We must apologise for the lack of interesting photographs or videos, but it has been a dull week. Our secretly "instrumented" cyclist has not been doing anything dangerous or exciting, apart from an incident with a car on shaldon road that did not appear on film. This is a pity, as the "you cyclists don't pay road taxes so should get out of the way" lecture the tax-dodger apparently received would be worth sharing more widely.

What we do have is this video of one of our monitored subversives cycling the wrong way down a one-way street.

It is only through the selfless actions of the red car that chose to drove the wrong way down Marlborough Hill, that no oncoming traffic could endanger the cyclist. We praise this car for recognising the dangerous situation which was developing, and addressing the safety issue in a non-confrontational manner. This is why the car drivers of Bristol deserve more praise than the cyclists and pedestrians -whine, whine, whine, that's all they do. But this car, sees a dangerous situation "bicycle going the wrong way down a hill" and rather than complain or create conflict, just slid in front to protect the bicycle. Sadly, we cannot see the vehicle's registration number to award it the full recognition it deserves, it will have to go down as an anonymous samaritan.

Monday, 19 October 2009

Not No-Entry, Slow-downs signs

In our Friday Brain Teaser, some people commented on the no-entry signs at the entrance.

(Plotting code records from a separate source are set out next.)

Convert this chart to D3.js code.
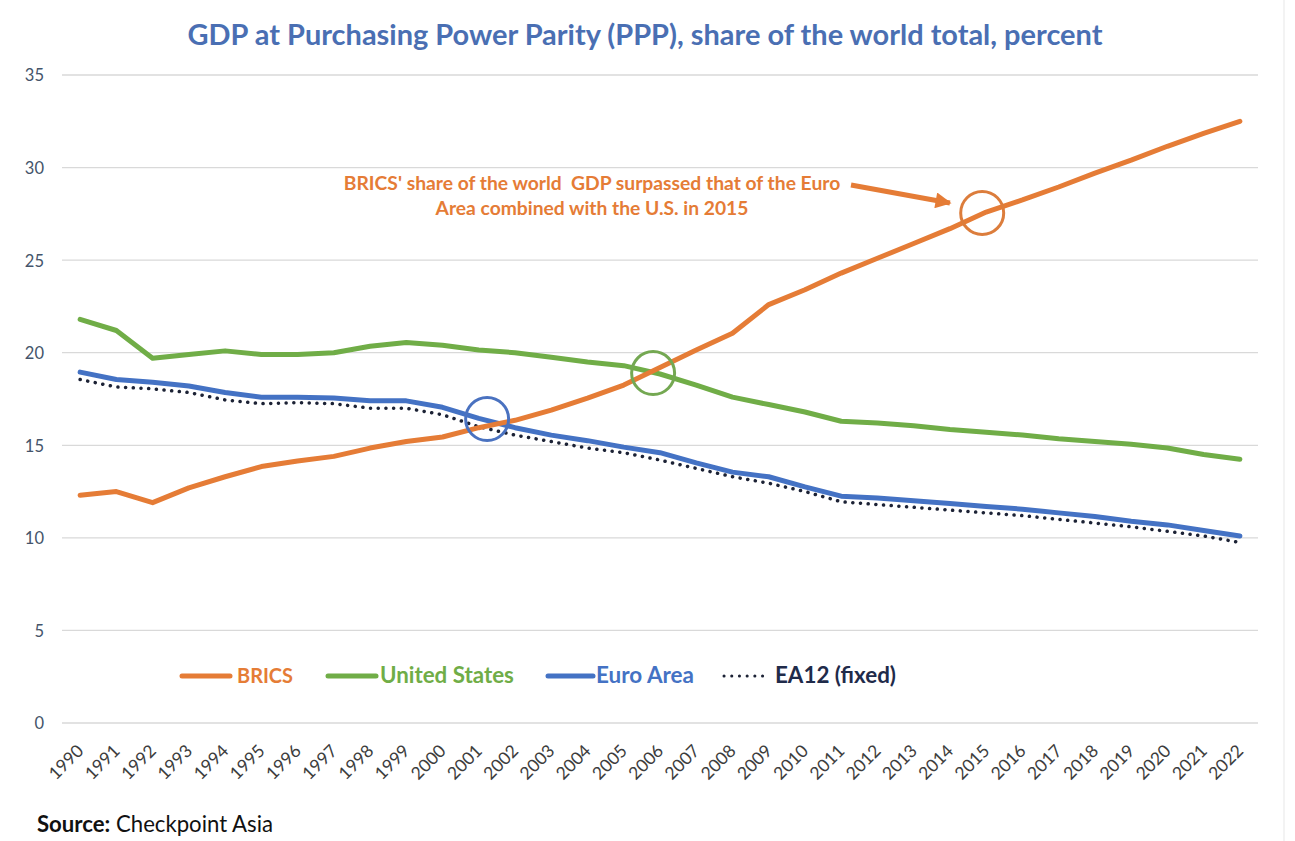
<!DOCTYPE html>
<html>
<head>
<meta charset="utf-8">
<script src="https://cdn.jsdelivr.net/npm/d3@7"></script>
<style>
  body { margin: 0; background: #fff; }
  svg { display: block; font-family: Lato, 'Open Sans', sans-serif; }
  .xlab text { font-size: 17.5px; }
  .ylab text { font-size: 16.5px; }
</style>
</head>
<body>
<div id="chart"></div>
<script>
// GDP (PPP) share of world total, percent
const years = [1990, 1991, 1992, 1993, 1994, 1995, 1996, 1997, 1998, 1999,
  2000, 2001, 2002, 2003, 2004, 2005, 2006, 2007, 2008, 2009,
  2010, 2011, 2012, 2013, 2014, 2015, 2016, 2017, 2018, 2019,
  2020, 2021, 2022];
const brics = [12.3, 12.5, 11.9, 12.7, 13.3, 13.85, 14.15, 14.4, 14.85, 15.2,
  15.45, 15.95, 16.35, 16.9, 17.55, 18.25, 19.2, 20.15, 21.05, 22.6,
  23.4, 24.3, 25.1, 25.9, 26.7, 27.6, 28.25, 28.95, 29.7, 30.4,
  31.15, 31.85, 32.5];
const us = [21.8, 21.2, 19.7, 19.9, 20.1, 19.9, 19.9, 20.0, 20.35, 20.55,
  20.4, 20.15, 20.0, 19.75, 19.5, 19.3, 18.85, 18.25, 17.6, 17.2,
  16.8, 16.3, 16.2, 16.05, 15.85, 15.7, 15.55, 15.35, 15.2, 15.05,
  14.85, 14.5, 14.25];
const euro = [18.95, 18.55, 18.4, 18.2, 17.85, 17.6, 17.6, 17.55, 17.4, 17.4,
  17.05, 16.45, 15.95, 15.55, 15.25, 14.9, 14.6, 14.05, 13.55, 13.3,
  12.75, 12.25, 12.15, 12.0, 11.85, 11.7, 11.55, 11.35, 11.15, 10.9,
  10.7, 10.4, 10.1];
const ea12 = [18.55, 18.15, 18.05, 17.85, 17.45, 17.25, 17.3, 17.25, 17.0, 17.0,
  16.65, 16.0, 15.55, 15.2, 14.85, 14.6, 14.2, 13.75, 13.3, 12.95,
  12.5, 11.95, 11.8, 11.65, 11.5, 11.35, 11.2, 11.0, 10.8, 10.6,
  10.35, 10.1, 9.75];
const yTicks = [0, 5, 10, 15, 20, 25, 30, 35];

const width = 1295, height = 841;
const plot = { left: 62, right: 1258, top: 75, bottom: 723 };

const C = {
  brics: '#e57c36', us: '#70ad47', euro: '#4472c4', ea12: '#1c2235',
  title: '#4a6fb3', axis: '#44546a', grid: '#d9d9d9'
};

const svg = d3.select('#chart').append('svg')
  .attr('width', width).attr('height', height);

// make a text element span a target width
function fit(sel, w) {
  const fs = parseFloat(sel.attr('font-size'));
  const len = sel.node().getComputedTextLength();
  sel.attr('font-size', (fs * w / len).toFixed(2));
}

const x = d3.scaleLinear()
  .domain([years[0] - 0.5, years[years.length - 1] + 0.5])
  .range([plot.left, plot.right]);
const y = d3.scaleLinear().domain([0, 35]).range([plot.bottom, plot.top]);

// gridlines
svg.append('g').selectAll('line').data(yTicks).enter().append('line')
  .attr('x1', plot.left).attr('x2', plot.right)
  .attr('y1', d => y(d)).attr('y2', d => y(d))
  .attr('stroke', C.grid).attr('stroke-width', 1.3);

// y axis labels
const ya = svg.append('g').attr('class', 'ylab').attr('transform', 'translate(44,0)')
  .call(d3.axisLeft(y).tickValues(yTicks).tickSize(0).tickPadding(0))
  .attr('font-family', null);
ya.select('.domain').remove();
ya.selectAll('text').attr('fill', C.axis).attr('dy', '0.36em');

// x axis labels
const xa = svg.append('g').attr('class', 'xlab').attr('transform', `translate(0,${plot.bottom})`)
  .call(d3.axisBottom(x).tickValues(years).tickSize(0).tickFormat(d3.format('d')))
  .attr('font-family', null);
xa.select('.domain').remove();
xa.selectAll('text')
  .attr('y', 0).attr('dy', 0)
  .attr('text-anchor', 'end')
  .attr('transform', 'translate(4,29) rotate(-45)')
  .attr('fill', '#3d3d3d');

// series
const line = d3.line().x((d, i) => x(years[i])).y(d => y(d));
const series = [
  { key: 'ea12', data: ea12, color: C.ea12, w: 3.5, dash: '0.1 7.6' },
  { key: 'us', data: us, color: C.us, w: 5 },
  { key: 'euro', data: euro, color: C.euro, w: 5 },
  { key: 'brics', data: brics, color: C.brics, w: 5 }
];
svg.append('g').selectAll('path').data(series).enter().append('path')
  .attr('d', d => line(d.data))
  .attr('fill', 'none')
  .attr('stroke', d => d.color)
  .attr('stroke-width', d => d.w)
  .attr('stroke-linejoin', 'round')
  .attr('stroke-linecap', 'round')
  .attr('stroke-dasharray', d => d.dash || null);

// highlight circles
const rings = [
  { yr: 2001.23, v: 16.42, color: '#4a72c0' },
  { yr: 2005.81, v: 18.9, color: '#74a852' },
  { yr: 2014.89, v: 27.55, color: '#dc7d3c' }
];
svg.append('g').selectAll('circle').data(rings).enter().append('circle')
  .attr('cx', d => x(d.yr)).attr('cy', d => y(d.v)).attr('r', 21.5)
  .attr('fill', 'none').attr('stroke', d => d.color).attr('stroke-width', 3);

// arrow
svg.append('defs').append('marker')
  .attr('id', 'head').attr('viewBox', '0 0 10 10')
  .attr('refX', 9).attr('refY', 5)
  .attr('markerWidth', 3.6).attr('markerHeight', 3.2)
  .attr('orient', 'auto')
  .append('path').attr('d', 'M0,0 L10,5 L0,10 Z').attr('fill', C.brics);
svg.append('line')
  .attr('x1', x(2011.27)).attr('y1', y(29.06))
  .attr('x2', x(2014.0)).attr('y2', y(28.09))
  .attr('stroke', C.brics).attr('stroke-width', 5)
  .attr('marker-end', 'url(#head)');

// annotation
const ann = svg.append('g').attr('fill', C.brics).attr('font-weight', 700)
  .attr('text-anchor', 'middle');
fit(ann.append('text').attr('x', 592).attr('y', 190).attr('font-size', 17)
  .text("BRICS' share of the world  GDP surpassed that of the Euro")
  .attr('xml:space', 'preserve'), 497);
fit(ann.append('text').attr('x', 592).attr('y', 215).attr('font-size', 17)
  .text('Area combined with the U.S. in 2015'), 313);

// title
fit(svg.append('text').attr('x', 645).attr('y', 45)
  .attr('text-anchor', 'middle').attr('font-weight', 700)
  .attr('fill', C.title).attr('font-size', 26)
  .text('GDP at Purchasing Power Parity (PPP), share of the world total, percent'), 915);

// legend
const legend = [
  { label: 'BRICS', color: C.brics, txt: C.brics, x0: 182, x1: 230, tx: 237, tw: 56 },
  { label: 'United States', color: C.us, txt: C.us, x0: 328, x1: 376, tx: 380, tw: 134 },
  { label: 'Euro Area', color: C.euro, txt: C.euro, x0: 548, x1: 593, tx: 596, tw: 98 },
  { label: 'EA12 (fixed)', color: C.ea12, txt: '#1f2b4a', x0: 724, x1: 767, tx: 775, tw: 121, dash: '0.1 7.6' }
];
const lg = svg.append('g');
legend.forEach(d => {
  lg.append('line').attr('x1', d.x0).attr('x2', d.x1).attr('y1', 676).attr('y2', 676)
    .attr('stroke', d.color).attr('stroke-width', d.dash ? 3 : 5)
    .attr('stroke-linecap', 'round')
    .attr('stroke-dasharray', d.dash || null);
  fit(lg.append('text').attr('x', d.tx).attr('y', 683)
    .attr('font-weight', 700).attr('fill', d.txt).attr('font-size', 19)
    .text(d.label), d.tw);
});

// source
const src = svg.append('text').attr('x', 37).attr('y', 832).attr('font-size', 19).attr('fill', '#111');
src.append('tspan').attr('font-weight', 700).text('Source:');
src.append('tspan').text(' Checkpoint Asia');
fit(src, 236);

// faint frame edge at right
svg.append('line').attr('x1', 1284).attr('x2', 1284).attr('y1', 0).attr('y2', height)
  .attr('stroke', '#efefef').attr('stroke-width', 1.5);
</script>
</body>
</html>
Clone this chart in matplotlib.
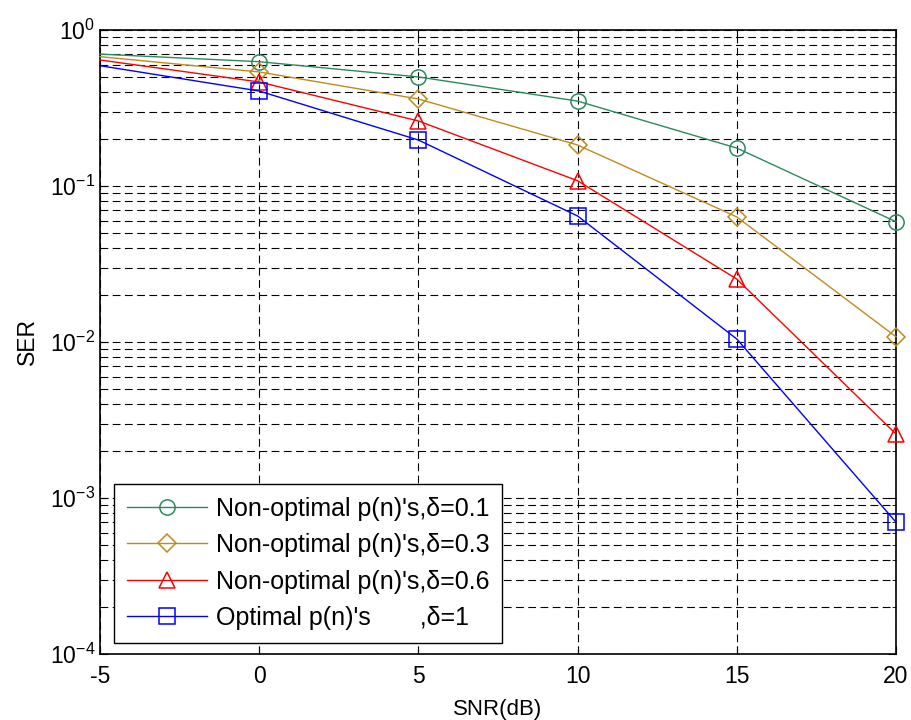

These people need to get a newly-updated "Bristol Highway Code" document, which will bring them up to date with recent changes in the meaning of signs. For the particular Red Circle with White Minus, it's severity has been downgraded.

Old: Do not enter this road
New: Slow down when entering this road


The vehicle heading down Marlborough Hill, WR09FRJ is adhering to the new signage, as the brake lights show that they are slowing down on entering the one-way system from the low-priority entrance.

Bristol Traffic welcomes contributions showing this sign's new meaning being followed, as well as other recent changes in the meaning of other signs.

Monday, 12 October 2009

New Road Layout

This is Marlborough Hill, Kingsdown, the secret road through the BRI. The sign says "New Road Layout Ahead"

The changed layout was a narrowing of the road, so as to discourage cars from driving the wrong way down a one way street without noticing. It is based on two assumptions: the driver notices, and that the driver cares. For those drivers who do need to use this high-performance route from Kingsdown to Marlborough Street -and hence the M32- the main problem with this new road layout is that the road is now too narrow for you to squeeze past bicycles. Fortunately, it's a very steep hill and bicycles will be grateful for any excuse to rest.